Thursday, January 11, 2018 by Isabelle Z.
Vets around the world are seeing horrific reactions from over-vaccinating, yet many pet owners remain unaware of the problem and continue to bring their pets in for yearly shots without questioning the risks.
All pets are given the same vaccine dose regardless of their size, which means a cat that weighs five pounds will get the same dose as a 150-pound dog. The same, incidentally, is also true of humans. It’s mind-boggling to consider a kitten getting dosed with the same amount of neurotoxins as a 150-pound Great Dane. Small pet breeds have a 10-times higher likelihood of experiencing negative reactions to vaccines, and they can show up anywhere from two months to ten years after the pet is given the jab.

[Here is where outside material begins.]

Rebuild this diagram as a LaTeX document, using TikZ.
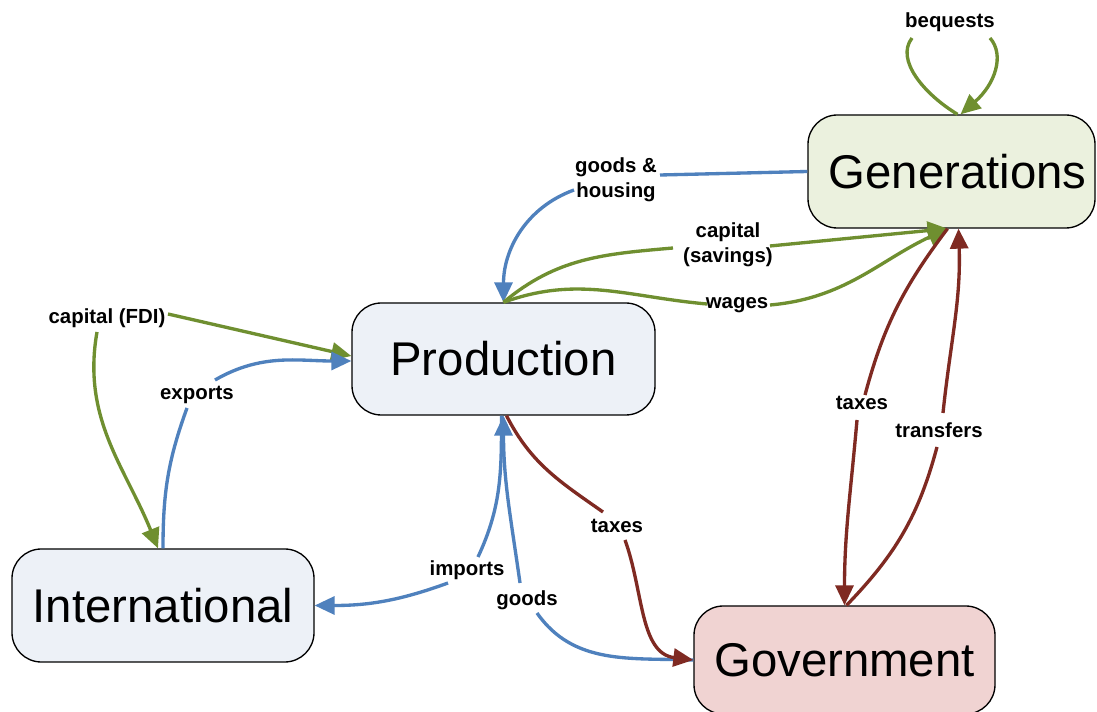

Therefore, it’s little surprise that vaccine reactions in pets have reached an all-time high, with 10 percent of U.K. dogs and cats experiencing adverse reactions to vaccines.
Dr. John Robb is a Connecticut vet who has 34 years of experience saving pets’ lives, and he has not been shy in voicing his concerns about pet over-vaccination. He and other vets are asking the government to change the rules so that smaller doses can be given to smaller pets in order to reduce their risk of side effects.

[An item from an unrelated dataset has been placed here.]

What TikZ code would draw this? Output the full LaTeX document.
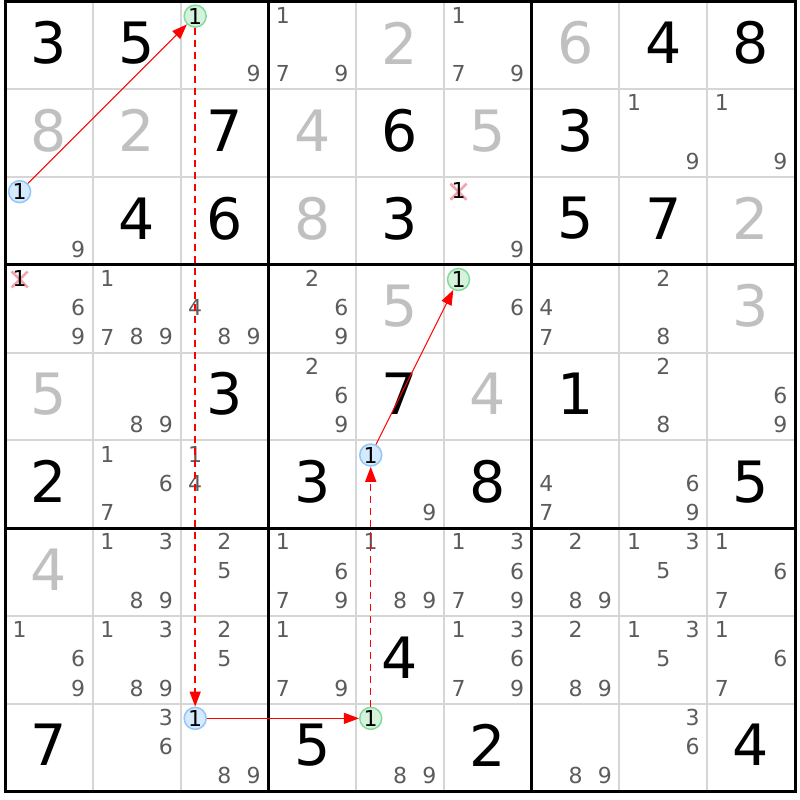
\documentclass[tikz,border=0pt]{standalone}
\usepackage{fontspec}
\setmainfont{DejaVu Sans}
\usetikzlibrary{arrows.meta}
\definecolor{gridthin}{HTML}{D6D6D6}
\definecolor{solvedgray}{HTML}{C0C0C0}
\definecolor{candgray}{HTML}{5C5C5C}
\definecolor{blueF}{HTML}{D6EAFF}
\definecolor{blueD}{HTML}{92C6F8}
\definecolor{greenF}{HTML}{D4F2DC}
\definecolor{greenD}{HTML}{84DA9A}
\definecolor{xpink}{HTML}{F4A4AC}
\definecolor{linkred}{HTML}{FF0000}
\def\CS{87.7778}
\begin{document}
\begin{tikzpicture}[x=1pt,y=-1pt,
  given/.style={text=black,font=\fontsize{57}{57}\selectfont,inner sep=0pt},
  solved/.style={given,text=solvedgray},
  cand/.style={text=candgray,font=\fontsize{22}{22}\selectfont,inner sep=0pt},
  candk/.style={cand,text=black},
  hlblue/.style={circle,draw=blueD,fill=blueF,line width=1.5pt,minimum size=22pt,inner sep=0pt,text=black,font=\fontsize{22}{22}\selectfont},
  hlgreen/.style={hlblue,draw=greenD,fill=greenF},
  thingrid/.style={draw=gridthin,line width=2pt},
  thickgrid/.style={draw=black,line width=3pt},
  xmark/.style={draw=xpink,line width=2.6pt},
  link/.style={draw=linkred,line width=1pt,-{Triangle[length=15pt,width=11pt]}},
  weaklink/.style={draw=linkred,line width=1.5pt,dash pattern=on 7pt off 5pt,-{Triangle[length=15pt,width=11pt]}}
]
\useasboundingbox (0,0) rectangle (800,800);
\fill[white] (0,0) rectangle (800,800);
% thin grid
\foreach \i in {1,2,4,5,7,8} {
  \draw[thingrid] ({5+\CS*\i},1.5) -- ({5+\CS*\i},791.5);
  \draw[thingrid] (5,{1.5+\CS*\i}) -- (795,{1.5+\CS*\i});
}
% thick grid
\foreach \i in {3,6} {
  \draw[thickgrid] ({5+\CS*\i},1.5) -- ({5+\CS*\i},791.5);
  \draw[thickgrid] (5,{1.5+\CS*\i}) -- (795,{1.5+\CS*\i});
}
\draw[thickgrid] (5,1.5) rectangle (795,791.5);
% given digits
\foreach \r/\c/\d in {0/0/3,0/1/5,0/7/4,0/8/8,1/2/7,1/4/6,1/6/3,2/1/4,2/2/6,2/4/3,2/6/5,2/7/7,
  4/2/3,4/4/7,4/6/1,5/0/2,5/3/3,5/5/8,5/8/5,7/4/4,8/0/7,8/3/5,8/5/2,8/8/4}
  \node[given] (v\r\c) at ({5+\CS*(\c+0.5)},{1.5+\CS*(\r+0.5)-2.5}) {\d};
% solved digits
\foreach \r/\c/\d in {0/4/2,0/6/6,1/0/8,1/1/2,1/3/4,1/5/5,2/3/8,2/8/2,3/4/5,3/8/3,4/0/5,4/5/4,6/0/4}
  \node[solved] (s\r\c) at ({5+\CS*(\c+0.5)},{1.5+\CS*(\r+0.5)-2.5}) {\d};
% candidates
\foreach \r/\c/\k in {0/2/9,0/3/1,0/3/7,0/3/9,0/5/1,0/5/7,0/5/9,
  1/7/1,1/7/9,1/8/1,1/8/9,
  2/0/9,2/5/9,
  3/0/6,3/0/9,3/1/1,3/1/7,3/1/8,3/1/9,3/2/4,3/2/8,3/2/9,3/3/2,3/3/6,3/3/9,3/5/6,3/6/4,3/6/7,3/7/2,3/7/8,
  4/1/8,4/1/9,4/3/2,4/3/6,4/3/9,4/7/2,4/7/8,4/8/6,4/8/9,
  5/1/1,5/1/6,5/1/7,5/2/1,5/2/4,5/4/9,5/6/4,5/6/7,5/7/6,5/7/9,
  6/1/1,6/1/3,6/1/8,6/1/9,6/2/2,6/2/5,6/3/1,6/3/6,6/3/7,6/3/9,6/4/1,6/4/8,6/4/9,
  6/5/1,6/5/3,6/5/6,6/5/7,6/5/9,6/6/2,6/6/8,6/6/9,6/7/1,6/7/3,6/7/5,6/8/1,6/8/6,6/8/7,
  7/0/1,7/0/6,7/0/9,7/1/1,7/1/3,7/1/8,7/1/9,7/2/2,7/2/5,7/3/1,7/3/7,7/3/9,
  7/5/1,7/5/3,7/5/6,7/5/7,7/5/9,7/6/2,7/6/8,7/6/9,7/7/1,7/7/3,7/7/5,7/8/1,7/8/6,7/8/7,
  8/1/3,8/1/6,8/2/8,8/2/9,8/4/8,8/4/9,8/6/8,8/6/9,8/7/3,8/7/6} {
  \pgfmathtruncatemacro\sx{mod(\k-1,3)}
  \pgfmathtruncatemacro\sy{int((\k-1)/3)}
  \node[cand] (c\r\c\k) at ({5+\CS*(\c+(2*\sx+1)/6)},{1.5+\CS*(\r+(2*\sy+1)/6)-1}) {\k};
}
% eliminated candidates
\foreach \r/\c in {2/5,3/0} {
  \draw[xmark] ({5+\CS*(\c+1/6)-8},{1.5+\CS*(\r+1/6)-8}) -- ({5+\CS*(\c+1/6)+8},{1.5+\CS*(\r+1/6)+8});
  \draw[xmark] ({5+\CS*(\c+1/6)+8},{1.5+\CS*(\r+1/6)-8}) -- ({5+\CS*(\c+1/6)-8},{1.5+\CS*(\r+1/6)+8});
  \node[candk] (x\r\c) at ({5+\CS*(\c+1/6)},{1.5+\CS*(\r+1/6)-1}) {1};
}
% highlighted candidates
\node[hlblue] (b20) at ({5+\CS*(0+1/6)},{1.5+\CS*(2+1/6)}) {1};
\node[hlblue] (b82) at ({5+\CS*(2+1/6)},{1.5+\CS*(8+1/6)}) {1};
\node[hlblue] (b54) at ({5+\CS*(4+1/6)},{1.5+\CS*(5+1/6)}) {1};
\node[hlgreen] (g02) at ({5+\CS*(2+1/6)},{1.5+\CS*(0+1/6)}) {1};
\node[hlgreen] (g84) at ({5+\CS*(4+1/6)},{1.5+\CS*(8+1/6)}) {1};
\node[hlgreen] (g35) at ({5+\CS*(5+1/6)},{1.5+\CS*(3+1/6)}) {1};
% chain
\draw[link] (b20) -- (g02);
\draw[weaklink] (g02) -- (b82);
\draw[link] (b82) -- (g84);
\draw[weaklink] (g84) -- (b54);
\draw[link] (b54) -- (g35);
\end{tikzpicture}
\end{document}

In an eye-opening YouTube video, Dr. Robb passionately presents scientific evidence of the dangers to Connecticut state officials, who respond by laughing at him and ignoring him. Several of those in attendance can be seen playing with their smartphones while he presents documents that show the dangers.
Sadly, it’s not unusual for pets to experience adverse reactions after getting vaccinated. Some of the potential issues include lethargy, immunosuppression, changes in behavior, weight loss, sarcomas, arthritis, abortion, oral ulcers, respiratory disease, and hair loss.
Writing for Dogs Naturally, veterinarian Patricia Jordan calls attention to how dangerous and unnecessary annual vaccination is for dogs. She cites research from top veterinary immunology researcher Dr. Ronald D. Schultz that shows how a round of core vaccines when they are puppies can protect most dogs for many years, if not for life. She also points out that respected bodies like the American Veterinary Medical Association, the World Small Animal Veterinary Association, and the American Animal Hospital Association have all publicly declared that yearly vaccinations are not necessary and even potentially harmful. However, this continues to be standard practice for many vets, with around 60 percent pushing clients to get their dogs vaccinated each year.
In her years as a practicing vet, Jordan has personally seen hundreds of serious vaccine reactions in pets, including lifelong chronic illnesses, cancer, autoimmune diseases, and fatalities. She also warns people against getting the Lyme disease vaccine for their pets due to its low efficacy and high risk. In fact, she said it was so dangerous in tests on humans that it was withdrawn, yet dogs are routinely given the shot despite their low risk of getting the disease in the first place.
Of course, it’s all part of business, with the global veterinary vaccine market worth $5.5 billion in 2015 and growing. Jordan sums up the issue when she says: “My experience in veterinary clinics shows that about 15% of most clinics’ income is from vaccines … and then another 65% is spent addressing the vaccine-induced diseases that result. When your dog develops chronic disease from vaccination, that’s a lifetime of income for the clinic. It’s easy to see why they want you to vaccinate.”
If you have a pet, it’s important that you keep this in mind and avoid exposing your furry friend to unnecessary vaccine exposure. While you do have to comply with laws regarding rabies vaccines, for example, be sure you are only doing the minimum required – the three-year rabies vaccine is actually the same shot as the one-year version, so opt for the former.